The world of business and medicine are becoming more interconnected. It is easy to get so caught up in the art of medicine that we forget the business aspect of it. A study published on the 2009 issue of Academic Medicine found that “a large majority of graduating U.S. medical students from 2003 to 2007 were satisfied with medical school training in the domains of clinical decision making and clinical care. In stark contrast, fewer than half the students felt that appropriate instructional time was devoted to the practice of medicine, especially the component of medical economics.” The same study also revealed that only sixteen percent of med school graduates felt that they were prepared to handle the business side of their medical career. As detailed in an article by Thomas H. Lee, MD, simply holding yourself to high personal standards used to be enough to ensure quality. Today, collaboration with different practitioners and institutions has become the norm along with the focus on cost minimization, patient satisfaction and staff development. The landscape has also grown to be dramatically more competitive with doctors and hospitals adopting more intricate business models to improve internal operations and to make themselves the patients’ first choice when it comes to medical care.
Mr. Kevin Williams, Founder and Managing Director of Claim Resolutions, has observed that “Doctors want to care for their patients without the distractions of running a business.” He also added that “the business side of the practice is preventing doctors form serving patients the way they would like to.” The environment is always presenting new business challenges. In order to prevent unnecessary holding costs or over-stock inventory, business owners have to constantly evaluate re-order strategies when supply, demand and costs become unpredictable. The same is true for doctors choosing which products to sell out of their clinics and how much they need to order at any given time.

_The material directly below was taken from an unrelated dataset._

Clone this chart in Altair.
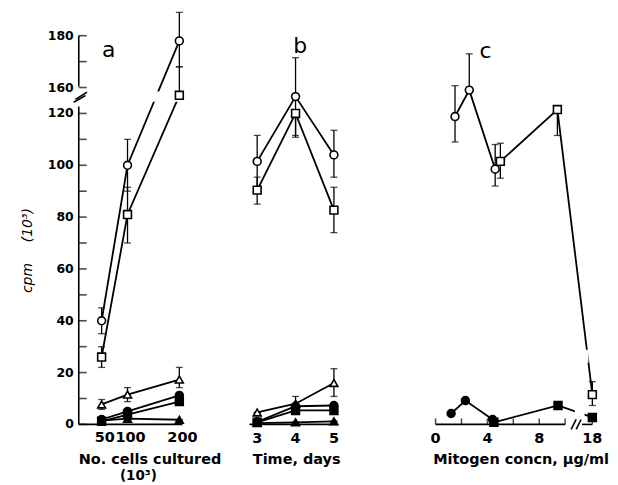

Marketers have to pay close attention to consumer behavior in order for them to understand their potential customers’ needs and wants, and tailor their product offering to the target market. Nowadays, medical practitioners have to put more emphasis on making sure their patients are adequately satisfied in order for them to both come back if ever the need arises, and to refer their friends and family to the same clinic. Companies create strategic partnerships with other firms that enable them to get quality supplies, outsource certain processes or to receive orders. Similar to how physicians create informal networks with their peers where they refer patients to one another, and give recommendations on products that work well for their patients. Hospitals as institutions also refer patients to different specialists in other hospitals. Being able to manage internal operations, understand patients’ needs, and building good relationships with other practitioners and institutions are skills that are essential now more than ever.
The practice of medicine and the administration of medical institutions without integrating business theory is less likely to succeed in today’s environment. In this evolving market, the art and practice of medicine must keep up.